Anyway, it happened, it worked, I did it. But it hit business process problems. Stuff that would have hit any new instance of a pubs too. Like "we don't actually know which plane parts can work with each other" or "SMEs will never ever ever do a review in a text editor . . or electronically . . or in anything but a dead tree" or "a few writers don't know what the scroll wheel on the mouse does"[3] or . . eh, take your pick. I ate my own gun, though, and left. They're still using it - and probably still cursing my name - to this day. But that had been one of my big goals[4]: S1000D architecture on lightweight markup.
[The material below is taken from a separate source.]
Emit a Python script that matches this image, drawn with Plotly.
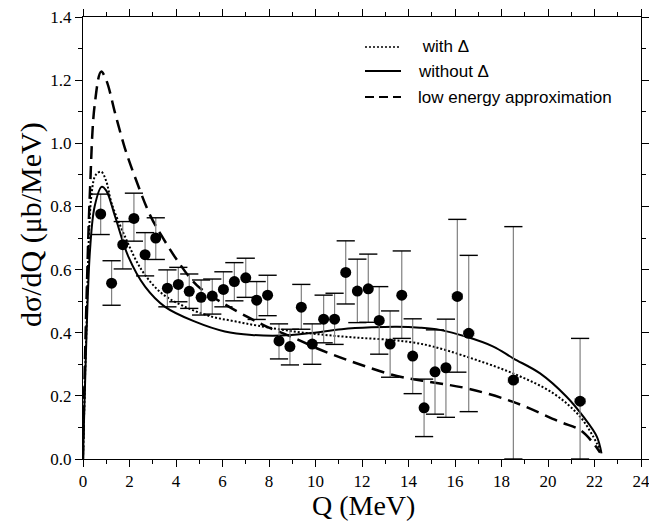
import plotly.graph_objects as go

# ---- experimental data ----
q_data = [0.76, 1.23, 1.71, 2.19, 2.67, 3.13, 3.63, 4.10, 4.57, 5.08, 5.56, 6.04,
          6.51, 7.00, 7.47, 7.94, 8.43, 8.90, 9.39, 9.86, 10.35, 10.82, 11.30, 11.80,
          12.27, 12.74, 13.21, 13.71, 14.18, 14.67, 15.14, 15.61, 16.10, 16.59, 18.51, 21.38]
v_data = [0.776, 0.557, 0.679, 0.762, 0.647, 0.700, 0.541, 0.553, 0.531, 0.512, 0.516, 0.537,
          0.562, 0.574, 0.503, 0.519, 0.374, 0.356, 0.481, 0.364, 0.443, 0.443, 0.591, 0.532,
          0.539, 0.439, 0.364, 0.519, 0.326, 0.162, 0.276, 0.289, 0.515, 0.398, 0.250, 0.183]
err_up = [0.063, 0.071, 0.073, 0.080, 0.070, 0.064, 0.058, 0.054, 0.055, 0.055, 0.054, 0.056,
          0.060, 0.062, 0.059, 0.063, 0.054, 0.055, 0.072, 0.064, 0.076, 0.082, 0.100, 0.101,
          0.110, 0.107, 0.105, 0.140, 0.118, 0.091, 0.133, 0.154, 0.244, 0.247, 0.486, 0.199]
err_down = [0.065, 0.070, 0.077, 0.072, 0.067, 0.068, 0.059, 0.055, 0.054, 0.056, 0.057, 0.055,
            0.061, 0.062, 0.061, 0.065, 0.057, 0.058, 0.070, 0.064, 0.075, 0.080, 0.100, 0.100,
            0.106, 0.107, 0.105, 0.137, 0.119, 0.091, 0.134, 0.157, 0.240, 0.248, 0.250, 0.183]
err_x = [0]*32 + [0.22, 0.22, 0.22, 0.22]

# ---- theory curves ----
q_with = [0, 0.05, 0.13, 0.37, 0.55, 0.78, 1.0, 1.23, 1.81, 2.52, 3.38, 4.39, 5.53, 6.54,
          7.54, 8.98, 10.41, 11.84, 13.28, 14.2, 15.07, 16.5, 18.5, 20.23, 21.38, 22.1, 22.3]
v_with = [0, 0.15, 0.37, 0.84, 0.90, 0.91, 0.88, 0.81, 0.704, 0.599, 0.525, 0.482, 0.451, 0.436,
          0.422, 0.405, 0.393, 0.384, 0.377, 0.369, 0.356, 0.324, 0.271, 0.208, 0.134, 0.05, 0.018]

q_without = [0, 0.05, 0.13, 0.3, 0.5, 0.8, 1.0, 1.38, 1.95, 2.67, 3.53, 4.82, 6.1, 7.26, 8.55,
             9.69, 11.13, 12.4, 13.5, 14.5, 15.35, 16.5, 17.65, 18.5, 19.66, 20.8, 21.52, 22.1, 22.3]
v_without = [0, 0.14, 0.345, 0.66, 0.80, 0.862, 0.85, 0.768, 0.641, 0.546, 0.482, 0.435, 0.404,
             0.393, 0.391, 0.398, 0.411, 0.417, 0.419, 0.416, 0.409, 0.387, 0.356, 0.319, 0.271,
             0.197, 0.134, 0.071, 0.018]

q_low = [0, 0.05, 0.15, 0.3, 0.5, 0.78, 1.0, 1.4, 1.8, 2.2, 2.9, 3.4, 4.0, 4.9, 6.1, 7.18, 7.97,
         8.98, 9.98, 11.5, 13.5, 15.0, 16.5, 18.5, 20.5, 21.38, 21.95, 22.24]
v_low = [0, 0.2, 0.5, 0.85, 1.12, 1.227, 1.20, 1.09, 0.985, 0.90, 0.77, 0.705, 0.635, 0.55, 0.49,
         0.446, 0.417, 0.387, 0.353, 0.31, 0.263, 0.243, 0.224, 0.181, 0.118, 0.092, 0.05, 0.02]

legend_names = [" with Δ", "without Δ", "low energy approximation"]
x_title = "Q (MeV)"
y_title = "dσ/dQ (μb/MeV)"

serif = "Liberation Serif"
sans = "Liberation Sans"

fig = go.Figure()

curve_styles = [dict(color="black", width=2, dash="2px,2px", shape="spline"),
                dict(color="black", width=2, shape="spline"),
                dict(color="black", width=2.5, dash="13px,7px", shape="spline")]
for qx, vy, st in zip([q_with, q_without, q_low], [v_with, v_without, v_low], curve_styles):
    fig.add_trace(go.Scatter(x=qx, y=vy, mode="lines", showlegend=False, line=st))

# data points with gray error stems
fig.add_trace(go.Scatter(
    x=q_data, y=v_data, mode="markers", showlegend=False,
    marker=dict(color="black", size=11),
    error_y=dict(type="data", symmetric=False, array=err_up, arrayminus=err_down,
                 color="#808080", thickness=1.2, width=0),
    error_x=dict(type="data", array=err_x, color="#808080", thickness=1, width=3),
))
# error bar caps (black)
for sign, errs in ((1, err_up), (-1, err_down)):
    fig.add_trace(go.Scatter(
        x=q_data, y=[v + sign * e for v, e in zip(v_data, errs)], mode="markers",
        showlegend=False,
        marker=dict(symbol="line-ew", size=13, line=dict(color="black", width=1.4))))

tick_font = dict(family=serif, size=17, color="black")
axis_common = dict(
    showline=True, linecolor="black", linewidth=1, mirror="ticks",
    ticks="outside", ticklen=7, tickwidth=1, tickcolor="black",
    showgrid=False, zeroline=False, automargin=False,
    ticklabeloverflow="allow",
)

fig.update_layout(
    xaxis=dict(range=[0, 24], tick0=0, dtick=2, tickfont=tick_font,
               minor=dict(dtick=1, ticks="outside", ticklen=4, tickcolor="black"),
               **axis_common),
    yaxis=dict(range=[0, 1.4], tick0=0, dtick=0.2, tickformat=".1f", tickfont=tick_font,
               minor=dict(dtick=0.1, ticks="outside", ticklen=4, tickcolor="black"),
               **axis_common),
)

# plot area in pixels: x 83..641, y 17..459
W, H = 558.0, 442.0
def px(xp):
    return (xp - 83) / W
def py(yp):
    return (459 - yp) / H

annotations = [
    dict(text=x_title, xref="paper", yref="paper", x=px(363), y=py(505),
         xanchor="center", yanchor="middle", showarrow=False,
         font=dict(family=serif, size=28, color="black")),
    dict(text=y_title, xref="paper", yref="paper", x=px(31), y=py(225),
         xanchor="center", yanchor="middle", showarrow=False, textangle=-90,
         font=dict(family=serif, size=30, color="black")),
]
shapes = []
leg_rows = [47, 71, 97]
leg_dash = ["2px,2px", "solid", "9px,5px"]
leg_width = [1.6, 1.8, 2.2]
for name, yr, dsh, lw in zip(legend_names, leg_rows, leg_dash, leg_width):
    shapes.append(dict(type="line", xref="paper", yref="paper",
                       x0=px(365), x1=px(401), y0=py(yr), y1=py(yr),
                       line=dict(color="black", width=lw, dash=dsh)))
    annotations.append(dict(text=name, xref="paper", yref="paper", x=px(416), y=py(yr),
                            xanchor="left", yanchor="middle", showarrow=False,
                            font=dict(family=sans, size=17, color="black")))

fig.update_layout(
    width=649, height=521,
    margin=dict(l=83, r=8, t=17, b=62),
    font=dict(family=serif, size=17, color="black"),
    plot_bgcolor="white", paper_bgcolor="white",
    showlegend=False,
    annotations=annotations, shapes=shapes,
)

fig.write_html("out.html")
So. Lightweight markup. I haven't continued to shop around, and I probably should. For one, I'm of the growing opinion that inline conditional content is a mistake as a general design, and that the conditionals should probably live in the processing layer. That's a big chunk of the requirement covered by Asciidoc's `include` directive. For another, I won't deny that the Markdown ecosystem is about 100x the Asciidoc ecosystem, due to the much greater dev count with the JS ecosystem vs the Ruby ecosystem. Some of the toys in Markdownland are worth the move all by themselves. And round tripping S1000D? You can't even round trip S1000D with itself.

Then again, there's so many damn MD variants. .

[1] XML vocabulary for documentation of mil/aero systems. Think DITA but a million times more complicated. And a new Issue every two years, without any commonality in the scope.

[2] This was a mistake, as I made lasting enemies of the PDM boosters, who counted some executives among them. I would have been better off keeping my mouth shut and letting the whole thing sink into the ocean.

[3] And had no interest in finding out, either. "You're trying to turn us into programmers, with this git and text stuff!". No, no I am not, and if you ever want to work outside this sector you'll want to learn what git is.

[4] Should probably mention that annual per seat license costs for the big S100D solutions were pushing past 30k, with reviewer licenses lagging not far behind that. Not including the setup costs, or the consultants that will have to fly down for every tweak and button. I could not, for the life of me, figure out how anyone manages to pay for that in avionics, where the margins are razor thin. Turns out they don't, they just deeply discount their products so the OEM can "show them how it's done". Effectively they're paying their suppliers with dollars that can only be spent with the OEM.